Her high-stress lifestyle — working long hours on Wall Street and subsisting on a very unhealthy diet of coffee, carbs and sugar — may have also played a role in her illness.

"And then there are the stressors that go all the way back to childhood that you just keep inside and accept as part of our life but don't realize how it impacts us on a daily basis," she said.

Though most people are not aware they have any, food allergies also stress the immune system as it works to attack allergens in the body.

Because of the Federal Drug Administration's cautious and slow approval process, biological medicine is not yet commonly available in the U.S., though it is steadily gaining a foothold in this country, she said. Whole body hyperthermia, which deliberately raises a patient's body temperature, is one treatment that awaits FDA approval.

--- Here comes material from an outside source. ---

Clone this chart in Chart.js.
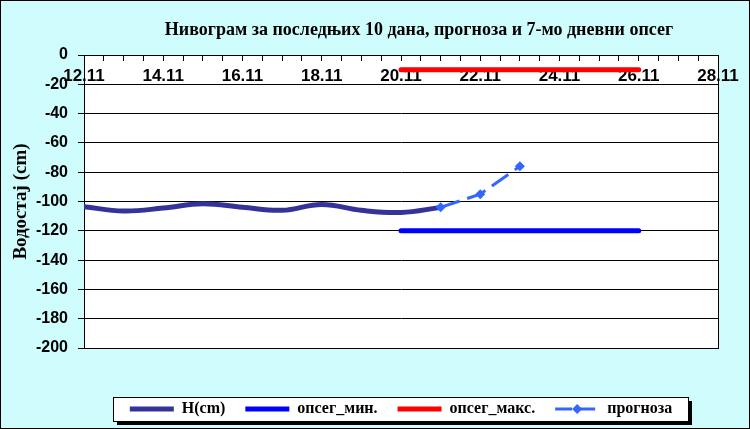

Joyce's new "alkaline" diet consists of mostly raw foods, as many vegetables as she can eat and lots of quinoa, a grain notably high in protein. "What you're trying to do, especially in the beginning, is get as many greens into your body as possible because that's how you're going to heal."

Four weeks into her new diet, she claims she was already feeling better.

Still, a good mental outlook might be one of the most vital aspects of the healing process, she noted.

One of the first things people must do is to take control, she said, "and to convince yourself that number one, nobody knows what your outcome will be. It's an approach of, 'I'm going to take it on. I'm going to heal my body.'"

These days, Joyce is out on the road, lecturing others on how to cure themselves and to prevent illness. Meanwhile, Kevin is walking again and for the time being, is back at work. Once the book is published, he plans to join his wife on the road, spreading their message of healing and hope.

"This is our mission," said Joyce. "We just feel so incredibly blessed."